Elisabeth told The Atlantic sacrificing her relationship with her brother to win over their father was “one of the greatest regrets of my life”.
But above them all was the one person Rupert really wanted to run the business: Lachlan.
The heir, moulded in Rupert’s conservative ideology, was more likely to continue running the empire in Rupert’s swashbuckling manner and was never going to lose to a younger brother who believed in good corporate governance.
As The Atlantic reports, Rupert Murdoch’s style was to hire aggressive executives and let them run wild. As Kathryn put it: “He was pitting them against each other, but there was always going to be one winner.”
The end of James’ relationship with the family business came with the rise of Donald Trump, and Fox’s shift from treating the presidential candidate as a joke to fawning coverage to keep its commercially lucrative audience.
According to James, one of Rupert’s lawyers suggested that Fox’s success came from pandering to its viewers at the expense of basic journalistic standards. The lawyer had even pointed out that the viewers lost when Fox News made the early call that Joe Biden had won Arizona in the 2020 election were won back through its election-denial coverage.

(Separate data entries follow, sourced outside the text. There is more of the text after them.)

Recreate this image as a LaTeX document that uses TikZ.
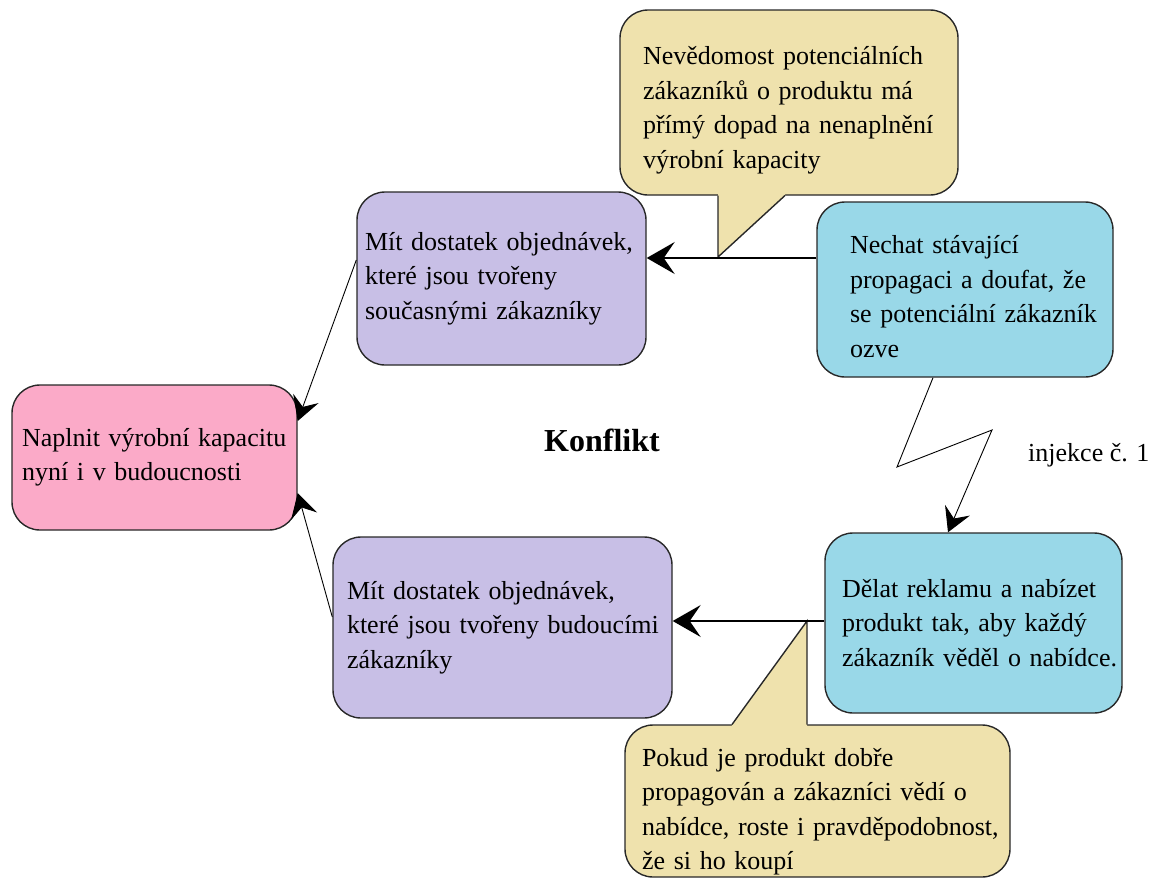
\documentclass[tikz,border=0pt]{standalone}
\usepackage{fontspec}
\setmainfont{Liberation Serif}
\usetikzlibrary{arrows.meta}
\definecolor{noteTan}{RGB}{239,226,173}
\definecolor{stepBlue}{RGB}{153,216,232}
\definecolor{needLilac}{RGB}{200,191,230}
\definecolor{goalPink}{RGB}{251,170,200}
\definecolor{edgeGray}{RGB}{40,40,40}
% one unbreakable line of box text
\newcommand\txtline[1]{\mbox{#1}}
% a tall invisible strut on the first line, moving a text block downwards
\newcommand\pushdown[1]{\rule{0pt}{#1}}
\begin{document}
\begin{tikzpicture}[x=1pt,y=-1pt,
  card/.style={draw=edgeGray, line width=1.4pt, rounded corners=28pt,
    align=left, inner ysep=0pt, font=\fontsize{26}{34.5}\selectfont},
  bigtip/.style={-{Stealth[length=28pt,width=32pt,inset=11pt]}},
  smalltip/.style={-{Stealth[length=24pt,width=27pt,inset=9pt]}},
  flow/.style={line width=1.2pt, bigtip},
  thinflow/.style={line width=0.9pt, smalltip},
  tailside/.style={draw=edgeGray, line width=1.4pt, line join=miter},
]
\useasboundingbox (0,0) rectangle (1152,879);

% goal
\node[card, fill=goalPink, minimum width=285pt, minimum height=145pt,
  inner xsep=10pt, text width=265pt] (goal) at (154.5,457.5)
  {\txtline{Naplnit výrobní kapacitu}\\\txtline{nyní i v budoucnosti}};

% needs
\node[card, fill=needLilac, minimum width=289pt, minimum height=173pt,
  inner xsep=8pt, text width=273pt] (needA) at (501.5,278.5)
  {\txtline{Mít dostatek objednávek,}\\\txtline{které jsou tvořeny}\\\txtline{současnými zákazníky}};
\node[card, fill=needLilac, minimum width=339pt, minimum height=181pt,
  inner xsep=14pt, text width=311pt] (needB) at (502.5,627.5)
  {\txtline{Mít dostatek objednávek,}\\\txtline{které jsou tvořeny budoucími}\\\txtline{zákazníky}};

% prerequisites
\node[card, fill=stepBlue, minimum width=296pt, minimum height=175pt,
  inner xsep=33pt, text width=230pt] (keep) at (965,289.5)
  {\txtline{\pushdown{32pt}Nechat stávající}\\\txtline{propagaci a doufat, že}\\\txtline{se potenciální zákazník}\\\txtline{ozve}};
\node[card, fill=stepBlue, minimum width=297pt, minimum height=180pt,
  inner xsep=17pt, text width=263pt] (advert) at (973.5,623)
  {\txtline{Dělat reklamu a nabízet}\\\txtline{produkt tak, aby každý}\\\txtline{zákazník věděl o nabídce.}};

% assumption callouts
\node[card, fill=noteTan, minimum width=338pt, minimum height=185pt,
  inner xsep=23pt, text width=292pt] (noteA) at (789,102.5)
  {\txtline{\pushdown{34pt}Nevědomost potenciálních}\\\txtline{zákazníků o produktu má}\\\txtline{přímý dopad na nenaplnění}\\\txtline{výrobní kapacity}};
\node[card, fill=noteTan, minimum width=385pt, minimum height=152pt,
  inner xsep=17pt, text width=351pt] (noteB) at (817.5,801)
  {\txtline{\pushdown{40pt}Pokud je produkt dobře}\\\txtline{propagován a zákazníci vědí o}\\\txtline{nabídce, roste i pravděpodobnost,}\\\txtline{že si ho koupí}};

% callout tails
\fill[noteTan] (718,189) -- (718,257) -- (785,195) -- (786,189) -- cycle;
\draw[tailside] (718,195.5) -- (718,257) -- (785,195.5);
\fill[noteTan] (807,731) -- (807,621) -- (732,725) -- (731,731) -- cycle;
\draw[tailside] (732,724.5) -- (807,621) -- (807,724.5);

% labels
\node[font=\fontsize{32}{36}\selectfont\bfseries] (conflict) at (602,440) {Konflikt};
\node[font=\fontsize{26}{30}\selectfont, anchor=west, inner sep=0pt] (inject) at (1028,455) {injekce č. 1};

% connector heights and bends
\coordinate (rowA) at (0,258);
\coordinate (rowB) at (0,621);
\coordinate (needAout) at (0,260);
\coordinate (needBout) at (0,617);
\coordinate (goalInA) at (0,421);
\coordinate (goalInB) at (0,493);
\coordinate (zzStart) at (933,0);
\coordinate (zzEnd) at (948,0);
\coordinate (zzBendA) at (897,467);
\coordinate (zzBendB) at (992,430);

% connectors
\draw[flow] (keep.west |- rowA) -- (needA.east |- rowA);
\draw[flow] (advert.west |- rowB) -- (needB.east |- rowB);
\draw[thinflow] (needA.west |- needAout) -- (goal.east |- goalInA);
\draw[thinflow] (needB.west |- needBout) -- (goal.east |- goalInB);
\draw[thinflow] (keep.south -| zzStart) -- (zzBendA) -- (zzBendB) -- (advert.north -| zzEnd);
\end{tikzpicture}
\end{document}
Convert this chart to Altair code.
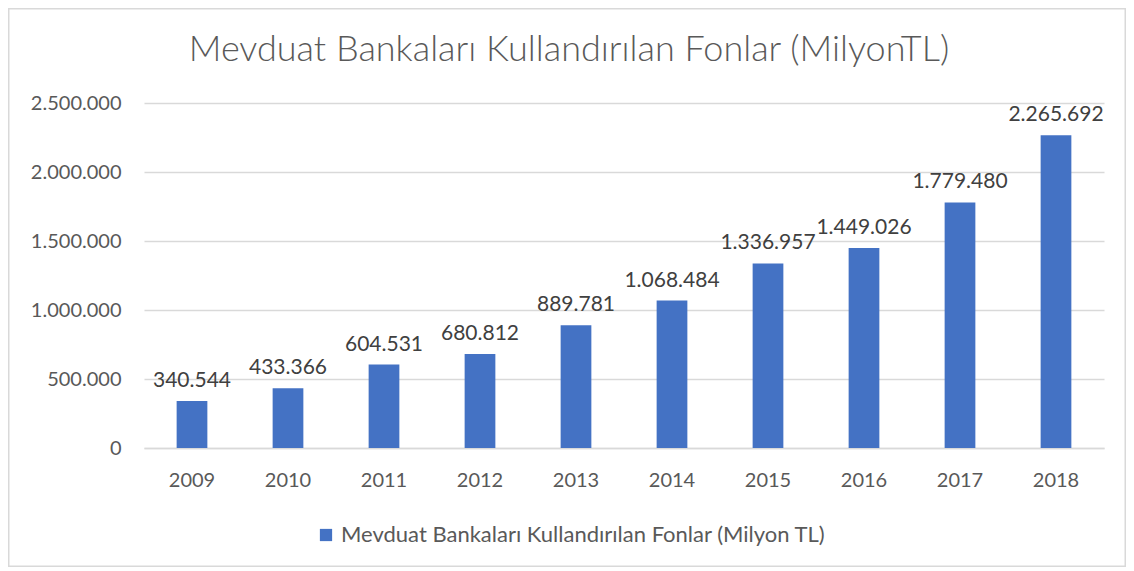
import altair as alt
import pandas as pd

years = ["2009", "2010", "2011", "2012", "2013", "2014", "2015", "2016", "2017", "2018"]
values = [340544, 433366, 604531, 680812, 889781, 1068484, 1336957, 1449026, 1779480, 2265692]
series_name = "Mevduat Bankaları Kullandırılan Fonlar (Milyon TL)"
title_text = "Mevduat Bankaları Kullandırılan Fonlar (MilyonTL)"


def tr_fmt(v):
    return f"{v:,}".replace(",", ".")


df = pd.DataFrame({
    "year": years,
    "value": values,
    "label": [tr_fmt(v) for v in values],
    "series": [series_name] * len(years),
})

FONT = "Lato"
TXT = "#595959"

x = alt.X("year:N", title=None,
          scale=alt.Scale(paddingInner=0.68, paddingOuter=0.34),
          axis=alt.Axis(labelAngle=0, labelFontSize=20, labelColor=TXT, labelFont=FONT,
                        labelPadding=22, ticks=False, domainColor="#D9D9D9", domainWidth=1.5,
                        grid=False))
y = alt.Y("value:Q", title=None,
          scale=alt.Scale(domain=[0, 2500000], nice=False),
          axis=alt.Axis(values=[0, 500000, 1000000, 1500000, 2000000, 2500000],
                        labelExpr="replace(replace(format(datum.value, ','), ',', '.'), ',', '.')",
                        labelFontSize=20, labelColor=TXT, labelFont=FONT, labelPadding=23,
                        ticks=False, domain=False, gridColor="#D9D9D9", gridWidth=1.5))

border = alt.Chart(pd.DataFrame({"a": [0]})).mark_rect(
    fill=None, stroke="#D9D9D9", strokeWidth=1.5, clip=False
).encode(
    x=alt.value(-135.25), x2=alt.value(981.25),
    y=alt.value(-94.25), y2=alt.value(463.25),
)

title = alt.Chart(pd.DataFrame({"t": [title_text]})).mark_text(
    fontSize=36, font=FONT, fontWeight=300, color=TXT, align="center", baseline="middle"
).encode(x=alt.value(425), y=alt.value(-53), text="t:N")

bars = alt.Chart(df).mark_bar(color="#4472C4").encode(
    x=x, y=y,
    color=alt.Color("series:N", title=None,
                    scale=alt.Scale(range=["#4472C4"]),
                    legend=alt.Legend(orient="none", legendX=171, legendY=421,
                                      symbolType="square", symbolSize=150,
                                      symbolStrokeWidth=0, labelFontSize=22,
                                      labelColor=TXT, labelFont=FONT, labelLimit=900))
)

labels = alt.Chart(df).mark_text(dy=-20, fontSize=21, font=FONT, color="#404040").encode(
    x=x, y=y, text="label:N"
)

chart = alt.layer(border, title, bars, labels).properties(
    width=960, height=345,
    autosize=alt.AutoSizeParams(type="none"),
    padding={"left": 136, "top": 95, "right": 22, "bottom": 120},
).configure_view(stroke=None)

chart.save("out.html", embed_options={"renderer": "svg", "actions": False})
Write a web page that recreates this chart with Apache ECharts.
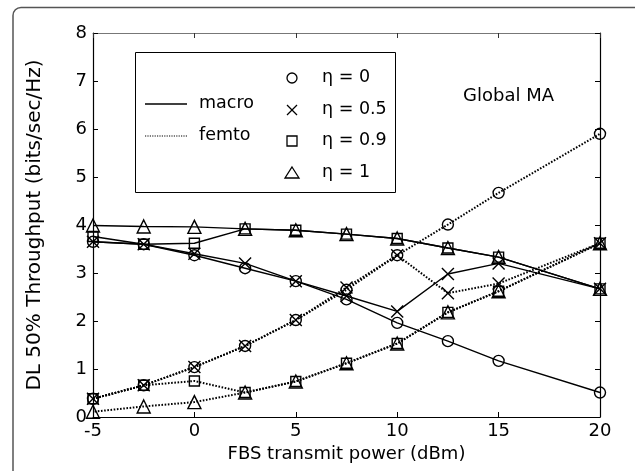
<!DOCTYPE html>
<html>
<head>
<meta charset="utf-8">
<script src="https://cdn.jsdelivr.net/npm/echarts@6/dist/echarts.min.js"></script>
<style>html,body{margin:0;padding:0;background:#fff}#c{width:635px;height:471px}</style>
</head>
<body>
<div id="c"></div>
<script>
const powers = [-5, -2.5, 0, 2.5, 5, 7.5, 10, 12.5, 15, 20];
const macroEta0  = [3.65, 3.6, 3.37, 3.1, 2.83, 2.45, 1.96, 1.58, 1.17, 0.51];
const macroEta05 = [3.65, 3.6, 3.4, 3.2, 2.83, 2.52, 2.2, 2.98, 3.2, 2.67];
const macroEta09 = [3.76, 3.6, 3.62, 3.92, 3.89, 3.81, 3.72, 3.52, 3.33, 2.67];
const macroEta1  = [3.99, 3.97, 3.96, 3.92, 3.89, 3.81, 3.72, 3.52, 3.33, 2.67];
const femtoEta0  = [0.38, 0.66, 1.04, 1.48, 2.02, 2.65, 3.37, 4.01, 4.67, 5.9];
const femtoEta05 = [0.38, 0.66, 1.04, 1.48, 2.02, 2.7, 3.37, 2.58, 2.78, 3.62];
const femtoEta09 = [0.38, 0.66, 0.75, 0.51, 0.74, 1.12, 1.53, 2.18, 2.62, 3.62];
const femtoEta1  = [0.11, 0.22, 0.31, 0.51, 0.74, 1.12, 1.53, 2.18, 2.62, 3.62];
const etaLabels = ['η = 0', 'η = 0.5', 'η = 0.9', 'η = 1'];
const xTitle = 'FBS transmit power (dBm)';
const yTitle = 'DL 50% Throughput (bits/sec/Hz)';
const noteText = 'Global MA';

const FONT = '"DejaVu Sans", sans-serif';
const X_PATH = 'path://M0,0L10,10M10,0L0,10';
const symbols = ['circle', X_PATH, 'rect', 'triangle'];
const symSizes = [11, 12, 10, 13];

function pairs(vals) { return powers.map((p, i) => [p, vals[i]]); }

function mk(name, vals, k, femto, offset) {
  return {
    name: name, type: 'line', data: pairs(vals),
    symbol: symbols[k], symbolSize: symSizes[k],
    showAllSymbol: true,
    lineStyle: femto
      ? { color: '#000', width: 2, type: [1.6, 1.6], dashOffset: offset || 0 }
      : { color: '#000', width: 1.4 },
    itemStyle: { color: 'rgba(0,0,0,0)', borderColor: '#000', borderWidth: 1.4 },
    emphasis: { disabled: true },
    animation: false
  };
}

const series = [
  mk('macro ' + etaLabels[0], macroEta0, 0, false),
  mk('macro ' + etaLabels[1], macroEta05, 1, false),
  mk('macro ' + etaLabels[2], macroEta09, 2, false),
  mk('macro ' + etaLabels[3], macroEta1, 3, false),
  mk('femto ' + etaLabels[0], femtoEta0, 0, true),
  mk('femto ' + etaLabels[1], femtoEta05, 1, true),
  mk('femto ' + etaLabels[2], femtoEta09, 2, true),
  mk('femto ' + etaLabels[3], femtoEta1, 3, true, 1.6)
];

// legend graphics
const lg = [];
const LF = '17.5px ' + FONT;
lg.push({ type: 'rect', shape: { x: 135.5, y: 52.5, width: 260, height: 140 }, style: { fill: '#fff', stroke: '#000', lineWidth: 1 }, z: 50 });
lg.push({ type: 'line', shape: { x1: 145, y1: 104, x2: 187, y2: 104 }, style: { stroke: '#000', lineWidth: 1.6 }, z: 51 });
lg.push({ type: 'text', x: 199, y: 103, style: { text: 'macro', font: LF, fill: '#000', textVerticalAlign: 'middle', verticalAlign: 'middle' }, z: 51 });
lg.push({ type: 'line', shape: { x1: 145, y1: 136, x2: 187, y2: 136 }, style: { stroke: '#000', lineWidth: 1.2, lineDash: [1.2, 1.2] }, z: 51 });
lg.push({ type: 'text', x: 199, y: 135, style: { text: 'femto', font: LF, fill: '#000', textVerticalAlign: 'middle', verticalAlign: 'middle' }, z: 51 });
const rowsY = [78, 110, 141, 173];
const mx = 292;
lg.push({ type: 'circle', shape: { cx: mx, cy: rowsY[0], r: 5 }, style: { fill: 'none', stroke: '#000', lineWidth: 1.3 }, z: 51 });
lg.push({ type: 'polyline', shape: { points: [[mx - 5, rowsY[1] - 5], [mx + 5, rowsY[1] + 5]] }, style: { stroke: '#000', lineWidth: 1.3 }, z: 51 });
lg.push({ type: 'polyline', shape: { points: [[mx + 5, rowsY[1] - 5], [mx - 5, rowsY[1] + 5]] }, style: { stroke: '#000', lineWidth: 1.3 }, z: 51 });
lg.push({ type: 'rect', shape: { x: mx - 5, y: rowsY[2] - 5, width: 10, height: 10 }, style: { fill: 'none', stroke: '#000', lineWidth: 1.3 }, z: 51 });
lg.push({ type: 'polygon', shape: { points: [[mx, rowsY[3] - 6], [mx + 7, rowsY[3] + 5], [mx - 7, rowsY[3] + 5]] }, style: { fill: 'none', stroke: '#000', lineWidth: 1.3 }, z: 51 });
etaLabels.forEach((t, i) => {
  lg.push({ type: 'text', x: 322, y: rowsY[i] - 1, style: { text: t, font: LF, fill: '#000', textVerticalAlign: 'middle', verticalAlign: 'middle' }, z: 51 });
});
lg.push({ type: 'text', x: 463, y: 96, style: { text: noteText, font: '18px ' + FONT, fill: '#000', textVerticalAlign: 'middle', verticalAlign: 'middle' }, z: 51 });
// outer frame
lg.push({ type: 'rect', shape: { x: 13, y: 7.5, width: 700, height: 600, r: 8 }, style: { fill: 'none', stroke: '#555', lineWidth: 1.5 }, z: 1 });

const axisLbl = { color: '#000', fontSize: 18, fontFamily: FONT };

const chart = echarts.init(document.getElementById('c'), null, { renderer: 'canvas' });
chart.setOption({
  animation: false,
  backgroundColor: '#fff',
  grid: { left: 93, right: 35, top: 33, bottom: 54 },
  xAxis: [{
    type: 'value', min: -5, max: 20, interval: 5, position: 'bottom',
    name: xTitle, nameLocation: 'middle', nameGap: 28,
    nameTextStyle: { color: '#000', fontSize: 18, fontFamily: FONT },
    axisLine: { onZero: false, lineStyle: { color: '#000', width: 1.2 } },
    axisTick: { inside: true, length: 5, lineStyle: { color: '#000' } },
    axisLabel: Object.assign({ margin: 5 }, axisLbl),
    splitLine: { show: false }
  }, {
    type: 'value', min: -5, max: 20, interval: 5, position: 'top',
    axisLine: { onZero: false, lineStyle: { color: '#777', width: 1 } },
    axisTick: { inside: true, length: 5, lineStyle: { color: '#333' } },
    axisLabel: { show: false },
    splitLine: { show: false }
  }],
  yAxis: [{
    type: 'value', min: 0, max: 8, interval: 1, position: 'left',
    name: yTitle, nameLocation: 'middle', nameGap: 48,
    nameTextStyle: { color: '#000', fontSize: 20, fontFamily: FONT },
    axisLine: { onZero: false, lineStyle: { color: '#000', width: 1.2 } },
    axisTick: { inside: true, length: 5, lineStyle: { color: '#000' } },
    axisLabel: Object.assign({ margin: 6 }, axisLbl),
    splitLine: { show: false }
  }, {
    type: 'value', min: 0, max: 8, interval: 1, position: 'right',
    axisLine: { onZero: false, lineStyle: { color: '#000', width: 1.2 } },
    axisTick: { inside: true, length: 5, lineStyle: { color: '#000' } },
    axisLabel: { show: false },
    splitLine: { show: false }
  }],
  series: series,
  graphic: lg
});
</script>
</body>
</html>
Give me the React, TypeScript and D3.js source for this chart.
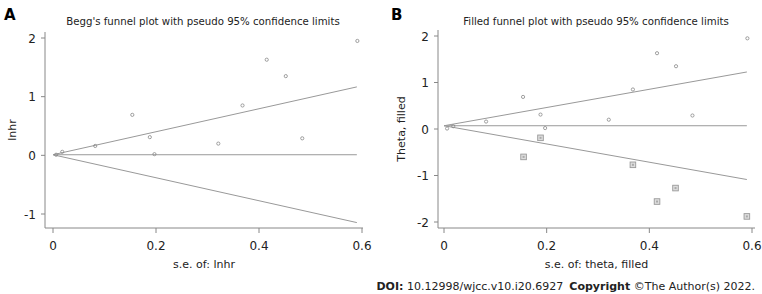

“I underestimated the ability of a profit motive to make people do terrible things – to make companies do terrible things,” James said.
While it was James who exited Fox after the $US71 billion sale of its movie studio assets to Disney in 2019, he says it was Lachlan who was most threatened by the sale, which would leave him in charge of “ShitCo” – the current collection of news and book publishing businesses owned by News Corp and Fox.
James says Lachlan lost his temper over the proposed sale and warned his father “you will not have a son” if the deal went through. “And you will not have a brother,” he told James.
Lachlan disputed this, and other accounts in the Atlantic story.